Leaving out the pictures, retype all the material exactly.

+++

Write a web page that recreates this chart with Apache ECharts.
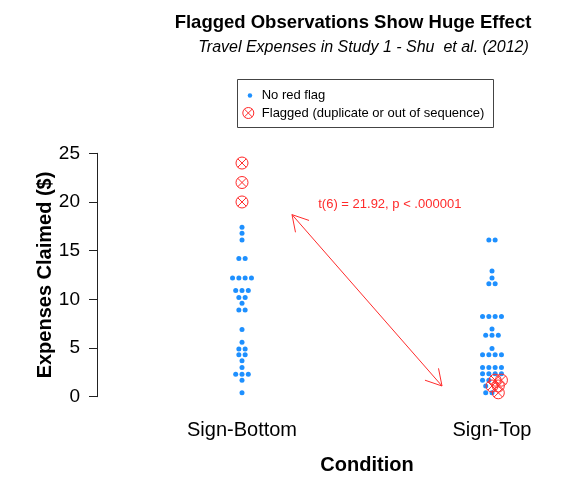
<!DOCTYPE html>
<html>
<head>
<meta charset="utf-8">
<script src="https://cdn.jsdelivr.net/npm/echarts@6/dist/echarts.min.js"></script>
<style>
  html, body { margin: 0; padding: 0; background: #fff; }
  #chart { width: 580px; height: 500px; }
</style>
</head>
<body>
<div id="chart"></div>
<script>
// 分组名称（x 轴标签）
const conditions = ['Sign-Bottom', 'Sign-Top'];
// Sign-Bottom 组：未被标记的报销金额
const bottomNoFlag = [17.4, 16.8, 16.1, 14.2, 14.2, 12.2, 12.2, 12.2, 12.2, 10.9, 10.9, 10.9,
  10.2, 10.2, 9.6, 8.9, 8.9, 6.9, 5.6, 4.9, 4.9, 4.3, 4.3, 3.7, 3.0, 2.3, 2.3, 2.3, 1.7, 0.4];
// Sign-Bottom 组：被标记的观测值（重复或顺序异常）
const bottomFlagged = [24, 22, 20];
// Sign-Top 组：未被标记的报销金额
const topNoFlag = [16.1, 16.1, 12.9, 12.2, 11.6, 11.6, 8.25, 8.25, 8.25, 8.25, 6.95, 6.3, 6.3, 6.3,
  4.96, 4.3, 4.3, 4.3, 4.3, 3.0, 3.0, 3.0, 3.0, 2.36, 2.36, 2.36, 2.36, 1.7, 1.7, 1.1, 0.4, 0.4];
// Sign-Top 组：被标记的观测值
const topFlagged = [1.7, 1.7, 1.1, 1.1, 0.4];
// y 轴刻度
const yTicks = [0, 5, 10, 15, 20, 25];
// 双向箭头的两端（数据坐标）与检验结果文字
const arrowFrom = [1.2, 18.7];
const arrowTo = [1.8, 1.1];
const testLabel = 't(6) = 21.92, p < .000001';
const testLabelAt = [1.305, 19.7];

const FONT = '"Liberation Sans", Arial, Helvetica, sans-serif';
// 同一行中相邻点的水平间距（x 轴单位）
const SPACING = 0.0252;
const BLUE = '#1E90FF';
const RED = '#FF2B2B';
// 圆圈加叉的标记（类似 R 的 pch 13）
const CROSS_CIRCLE = 'path://M0,-10A10,10,0,1,1,0,10A10,10,0,1,1,0,-10Z' +
  'M-7.07,-7.07L7.07,7.07M7.07,-7.07L-7.07,7.07';

/**
 * 简单的蜂群排列：相同数值的点放在同一行并居中排开
 */
function swarm(groupIndex, okValues, flagValues) {
  const rows = new Map();
  okValues.forEach(v => {
    if (!rows.has(v)) rows.set(v, []);
    rows.get(v).push(false);
  });
  flagValues.forEach(v => {
    if (!rows.has(v)) rows.set(v, []);
    rows.get(v).push(true);
  });
  const ok = [];
  const flagged = [];
  rows.forEach((flags, v) => {
    const n = flags.length;
    flags.forEach((isFlag, i) => {
      const x = groupIndex + 1 + (i - (n - 1) / 2) * SPACING;
      (isFlag ? flagged : ok).push([x, v]);
    });
  });
  return { ok, flagged };
}

const bottomPts = swarm(0, bottomNoFlag, bottomFlagged);
const topPts = swarm(1, topNoFlag, topFlagged);

const chart = echarts.init(document.getElementById('chart'));

const option = {
  animation: false,
  backgroundColor: '#fff',
  textStyle: { fontFamily: FONT },
  grid: {
    left: 97, right: -57, top: 153.3, bottom: 103.3,
    outerBoundsMode: 'none'
  },
  graphic: [
    {
      type: 'text', x: 353, y: 23,
      style: {
        text: 'Flagged Observations Show Huge Effect', fill: '#000',
        font: 'bold 18.5px ' + FONT, textAlign: 'center', textVerticalAlign: 'middle'
      }
    },
    {
      type: 'text', x: 363.5, y: 47.5,
      style: {
        text: 'Travel Expenses in Study 1 - Shu  et al. (2012)', fill: '#000',
        font: 'italic 16px ' + FONT, textAlign: 'center', textVerticalAlign: 'middle'
      }
    },
    {
      type: 'rect', shape: { x: 237.5, y: 79.5, width: 256, height: 48 },
      style: { fill: 'none', stroke: '#444', lineWidth: 1 }
    }
  ],
  legend: [
    {
      data: ['No red flag'], orient: 'vertical', left: 247.7, top: 89, padding: 0,
      itemWidth: 4.5, itemHeight: 4.5, selectedMode: false,
      textStyle: { fontSize: 13, color: '#000', padding: [0, 0, 0, 4.5] }
    },
    {
      data: [{
        name: 'Flagged (duplicate or out of sequence)',
        icon: CROSS_CIRCLE,
        itemStyle: { color: 'transparent', borderColor: RED, borderWidth: 1 }
      }],
      orient: 'vertical', left: 242.3, top: 106.5, padding: 0,
      itemWidth: 11, itemHeight: 11, selectedMode: false,
      itemStyle: { color: 'transparent', borderColor: RED, borderWidth: 1 },
      textStyle: { fontSize: 13, color: '#000', padding: [0, 0, 0, 3] }
    }
  ],
  xAxis: {
    type: 'value', min: 0.42, max: 2.58,
    axisLine: { show: false }, axisTick: { show: false }, splitLine: { show: false },
    axisLabel: {
      customValues: [1, 2],
      formatter: v => conditions[Math.round(v) - 1],
      fontSize: 20, color: '#000', margin: 24
    },
    name: 'Condition', nameLocation: 'middle', nameGap: 59, nameMoveOverlap: false,
    nameTextStyle: { fontSize: 20, fontWeight: 'bold', color: '#000' }
  },
  yAxis: {
    type: 'value', min: yTicks[0], max: yTicks[yTicks.length - 1], interval: 5,
    axisLine: { show: true, lineStyle: { color: '#222', width: 1 } },
    axisTick: { show: true, length: 8, lineStyle: { color: '#222' } },
    splitLine: { show: false },
    axisLabel: { fontSize: 19, color: '#000', margin: 17 },
    name: 'Expenses Claimed ($)', nameLocation: 'middle', nameGap: 42, nameMoveOverlap: false,
    nameTextStyle: { fontSize: 20, fontWeight: 'bold', color: '#000' }
  },
  series: [
    {
      name: 'No red flag', type: 'scatter',
      symbol: 'circle', symbolSize: 5,
      itemStyle: { color: BLUE, opacity: 1 },
      emphasis: { disabled: true },
      data: bottomPts.ok.concat(topPts.ok)
    },
    {
      name: 'Flagged (duplicate or out of sequence)', type: 'scatter',
      symbol: CROSS_CIRCLE, symbolSize: 12,
      itemStyle: { color: 'none', borderColor: RED, borderWidth: 1, opacity: 1 },
      emphasis: { disabled: true },
      data: bottomPts.flagged.concat(topPts.flagged)
    },
    {
      // 双向箭头和 t 检验文字
      type: 'custom', silent: true,
      data: [[arrowFrom[0], arrowFrom[1], arrowTo[0], arrowTo[1]]],
      renderItem: function (params, api) {
        const p1 = api.coord([api.value(0), api.value(1)]);
        const p2 = api.coord([api.value(2), api.value(3)]);
        const style = { stroke: RED, lineWidth: 1 };
        const headLen = 18;
        const heads = [];
        [[p1, p2], [p2, p1]].forEach(([tip, from]) => {
          const ang = Math.atan2(from[1] - tip[1], from[0] - tip[0]);
          [-Math.PI / 6, Math.PI / 6].forEach(d => {
            heads.push({
              type: 'line',
              shape: {
                x1: tip[0], y1: tip[1],
                x2: tip[0] + headLen * Math.cos(ang + d),
                y2: tip[1] + headLen * Math.sin(ang + d)
              },
              style
            });
          });
        });
        const tp = api.coord(testLabelAt);
        return {
          type: 'group',
          children: [
            { type: 'line', shape: { x1: p1[0], y1: p1[1], x2: p2[0], y2: p2[1] }, style }
          ].concat(heads).concat([{
            type: 'text', x: tp[0], y: tp[1],
            style: {
              text: testLabel, fill: RED, font: '13px ' + FONT,
              textAlign: 'left', textVerticalAlign: 'middle'
            }
          }])
        };
      }
    }
  ]
};

chart.setOption(option);
</script>
</body>
</html>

+++

» RESPONSE
Write a web page that recreates this chart with Apache ECharts.
<!DOCTYPE html>
<html>
<head>
<meta charset="utf-8">
<script src="https://cdn.jsdelivr.net/npm/echarts@6/dist/echarts.min.js"></script>
<style>
  html, body { margin: 0; padding: 0; background: #fff; }
  #chart { width: 580px; height: 500px; }
</style>
</head>
<body>
<div id="chart"></div>
<script>
// 分组名称（x 轴标签）
const conditions = ['Sign-Bottom', 'Sign-Top'];
// Sign-Bottom 组：未被标记的报销金额
const bottomNoFlag = [17.4, 16.8, 16.1, 14.2, 14.2, 12.2, 12.2, 12.2, 12.2, 10.9, 10.9, 10.9,
  10.2, 10.2, 9.6, 8.9, 8.9, 6.9, 5.6, 4.9, 4.9, 4.3, 4.3, 3.7, 3.0, 2.3, 2.3, 2.3, 1.7, 0.4];
// Sign-Bottom 组：被标记的观测值（重复或顺序异常）
const bottomFlagged = [24, 22, 20];
// Sign-Top 组：未被标记的报销金额
const topNoFlag = [16.1, 16.1, 12.9, 12.2, 11.6, 11.6, 8.25, 8.25, 8.25, 8.25, 6.95, 6.3, 6.3, 6.3,
  4.96, 4.3, 4.3, 4.3, 4.3, 3.0, 3.0, 3.0, 3.0, 2.36, 2.36, 2.36, 2.36, 1.7, 1.7, 1.1, 0.4, 0.4];
// Sign-Top 组：被标记的观测值
const topFlagged = [1.7, 1.7, 1.1, 1.1, 0.4];
// y 轴刻度
const yTicks = [0, 5, 10, 15, 20, 25];
// 双向箭头的两端（数据坐标）与检验结果文字
const arrowFrom = [1.2, 18.7];
const arrowTo = [1.8, 1.1];
const testLabel = 't(6) = 21.92, p < .000001';
const testLabelAt = [1.305, 19.7];

const FONT = '"Liberation Sans", Arial, Helvetica, sans-serif';
// 同一行中相邻点的水平间距（x 轴单位）
const SPACING = 0.0252;
const BLUE = '#1E90FF';
const RED = '#FF2B2B';
// 圆圈加叉的标记（类似 R 的 pch 13）
const CROSS_CIRCLE = 'path://M0,-10A10,10,0,1,1,0,10A10,10,0,1,1,0,-10Z' +
  'M-7.07,-7.07L7.07,7.07M7.07,-7.07L-7.07,7.07';

/**
 * 简单的蜂群排列：相同数值的点放在同一行并居中排开
 */
function swarm(groupIndex, okValues, flagValues) {
  const rows = new Map();
  okValues.forEach(v => {
    if (!rows.has(v)) rows.set(v, []);
    rows.get(v).push(false);
  });
  flagValues.forEach(v => {
    if (!rows.has(v)) rows.set(v, []);
    rows.get(v).push(true);
  });
  const ok = [];
  const flagged = [];
  rows.forEach((flags, v) => {
    const n = flags.length;
    flags.forEach((isFlag, i) => {
      const x = groupIndex + 1 + (i - (n - 1) / 2) * SPACING;
      (isFlag ? flagged : ok).push([x, v]);
    });
  });
  return { ok, flagged };
}

const bottomPts = swarm(0, bottomNoFlag, bottomFlagged);
const topPts = swarm(1, topNoFlag, topFlagged);

const chart = echarts.init(document.getElementById('chart'));

const option = {
  animation: false,
  backgroundColor: '#fff',
  textStyle: { fontFamily: FONT },
  grid: {
    left: 97, right: -57, top: 153.3, bottom: 103.3,
    outerBoundsMode: 'none'
  },
  graphic: [
    {
      type: 'text', x: 353, y: 23,
      style: {
        text: 'Flagged Observations Show Huge Effect', fill: '#000',
        font: 'bold 18.5px ' + FONT, textAlign: 'center', textVerticalAlign: 'middle'
      }
    },
    {
      type: 'text', x: 363.5, y: 47.5,
      style: {
        text: 'Travel Expenses in Study 1 - Shu  et al. (2012)', fill: '#000',
        font: 'italic 16px ' + FONT, textAlign: 'center', textVerticalAlign: 'middle'
      }
    },
    {
      type: 'rect', shape: { x: 237.5, y: 79.5, width: 256, height: 48 },
      style: { fill: 'none', stroke: '#444', lineWidth: 1 }
    }
  ],
  legend: [
    {
      data: ['No red flag'], orient: 'vertical', left: 247.7, top: 89, padding: 0,
      itemWidth: 4.5, itemHeight: 4.5, selectedMode: false,
      textStyle: { fontSize: 13, color: '#000', padding: [0, 0, 0, 4.5] }
    },
    {
      data: [{
        name: 'Flagged (duplicate or out of sequence)',
        icon: CROSS_CIRCLE,
        itemStyle: { color: 'transparent', borderColor: RED, borderWidth: 1 }
      }],
      orient: 'vertical', left: 242.3, top: 106.5, padding: 0,
      itemWidth: 11, itemHeight: 11, selectedMode: false,
      itemStyle: { color: 'transparent', borderColor: RED, borderWidth: 1 },
      textStyle: { fontSize: 13, color: '#000', padding: [0, 0, 0, 3] }
    }
  ],
  xAxis: {
    type: 'value', min: 0.42, max: 2.58,
    axisLine: { show: false }, axisTick: { show: false }, splitLine: { show: false },
    axisLabel: {
      customValues: [1, 2],
      formatter: v => conditions[Math.round(v) - 1],
      fontSize: 20, color: '#000', margin: 24
    },
    name: 'Condition', nameLocation: 'middle', nameGap: 59, nameMoveOverlap: false,
    nameTextStyle: { fontSize: 20, fontWeight: 'bold', color: '#000' }
  },
  yAxis: {
    type: 'value', min: yTicks[0], max: yTicks[yTicks.length - 1], interval: 5,
    axisLine: { show: true, lineStyle: { color: '#222', width: 1 } },
    axisTick: { show: true, length: 8, lineStyle: { color: '#222' } },
    splitLine: { show: false },
    axisLabel: { fontSize: 19, color: '#000', margin: 17 },
    name: 'Expenses Claimed ($)', nameLocation: 'middle', nameGap: 42, nameMoveOverlap: false,
    nameTextStyle: { fontSize: 20, fontWeight: 'bold', color: '#000' }
  },
  series: [
    {
      name: 'No red flag', type: 'scatter',
      symbol: 'circle', symbolSize: 5,
      itemStyle: { color: BLUE, opacity: 1 },
      emphasis: { disabled: true },
      data: bottomPts.ok.concat(topPts.ok)
    },
    {
      name: 'Flagged (duplicate or out of sequence)', type: 'scatter',
      symbol: CROSS_CIRCLE, symbolSize: 12,
      itemStyle: { color: 'none', borderColor: RED, borderWidth: 1, opacity: 1 },
      emphasis: { disabled: true },
      data: bottomPts.flagged.concat(topPts.flagged)
    },
    {
      // 双向箭头和 t 检验文字
      type: 'custom', silent: true,
      data: [[arrowFrom[0], arrowFrom[1], arrowTo[0], arrowTo[1]]],
      renderItem: function (params, api) {
        const p1 = api.coord([api.value(0), api.value(1)]);
        const p2 = api.coord([api.value(2), api.value(3)]);
        const style = { stroke: RED, lineWidth: 1 };
        const headLen = 18;
        const heads = [];
        [[p1, p2], [p2, p1]].forEach(([tip, from]) => {
          const ang = Math.atan2(from[1] - tip[1], from[0] - tip[0]);
          [-Math.PI / 6, Math.PI / 6].forEach(d => {
            heads.push({
              type: 'line',
              shape: {
                x1: tip[0], y1: tip[1],
                x2: tip[0] + headLen * Math.cos(ang + d),
                y2: tip[1] + headLen * Math.sin(ang + d)
              },
              style
            });
          });
        });
        const tp = api.coord(testLabelAt);
        return {
          type: 'group',
          children: [
            { type: 'line', shape: { x1: p1[0], y1: p1[1], x2: p2[0], y2: p2[1] }, style }
          ].concat(heads).concat([{
            type: 'text', x: tp[0], y: tp[1],
            style: {
              text: testLabel, fill: RED, font: '13px ' + FONT,
              textAlign: 'left', textVerticalAlign: 'middle'
            }
          }])
        };
      }
    }
  ]
};

chart.setOption(option);
</script>
</body>
</html>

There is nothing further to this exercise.